Das Drehbuch ist keine Bibel. Ich habe viele Anregungen der Schauspieler schon bei der Leseprobe aufgegriffen, so dass das Drehbuch sozusagen dem Schauspieler ein paar Schritte entgegenkommt. Weil sie dann besser sein können. Auch am Set haben wir immer wieder verschiedene Formulierungen ausprobiert, um dem Ganzen möglichst viel Leben zu geben. Und ich habe bewusst Schauspielerinnen und Schauspieler gewählt, die immer mit einem Hauch Improvisation arbeiten. So wie bei guten Musikern, die das Stück immer ein bisschen anders spielen. So ein Schauspieltyp bin ich auch selbst. Die besonderen Momente, die dabei entstehen und nicht wiederholbar sind, muss man in den Film reinnehmen. Was nicht im Drehbuch steht, ist manchmal das Beste.
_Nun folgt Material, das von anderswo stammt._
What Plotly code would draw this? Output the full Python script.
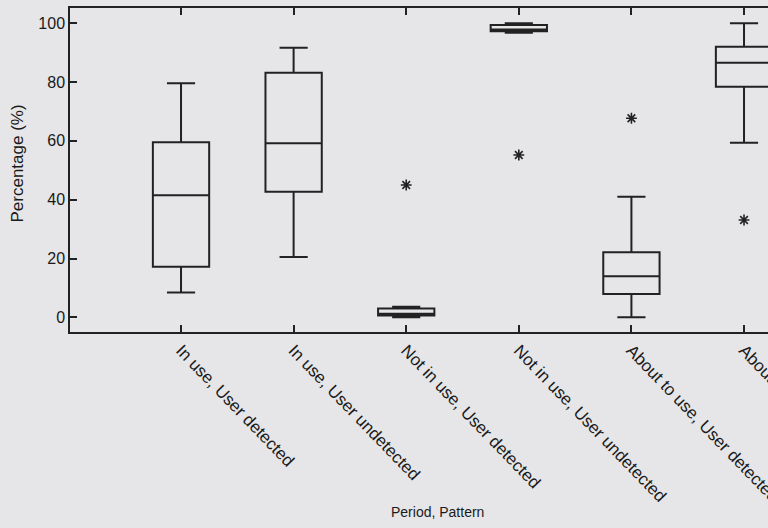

Wie war es für Sie selbst, als Schauspieler keinen externen Regisseur im Rücken zu haben?
Das war gar nicht das Problem, weil ich als Schauspieler immer schon sehr selbständig war. Beim Film greifen Regisseure ja vielfach nicht so ein wie beim Theater. Die große Neuerung war, dass ich Kollegen inszeniert und mit ihnen gespielt habe. Das war erst schwer für beide Seiten. Ich habe es dann so gelöst, dass wir sehr partnerschaftlich gearbeitet haben. Ein bisschen wie bei einer Band. Dass alle etwas beitragen und einer etwas stärker die Richtung vorgibt.

Was war bei der Regiearbeit schwieriger, als Sie sich das im Vorhinein vorgestellt haben?
Ich bin eher jemand, der sich alles schlimm vorstellt. Mir passiert es selten, dass ich davon überrascht werde, dass etwas schlechter ist. Meistens bin ich erfreut, dass es nicht so furchtbar ist, wie ich es mir vorgestellt habe. Ich habe vor den Dreharbeiten ganz schlecht geschlafen. Nach drei Tagen bekam ich das Gefühl, ich kann das irgendwie schaffen.

Aber Spaß gemacht hat es Ihnen schon, das Abenteuer Regie?
Wenn man mit über 50 etwas macht, wo man völliger Anfänger ist, das ist eine wunderbare Erfahrung. Und wenn es halbwegs gutgeht, ist die Erfahrung natürlich noch schöner.

Eine, die Sie wiederholen würden?
Ja, mit einem eigenen Buch wieder sehr gerne.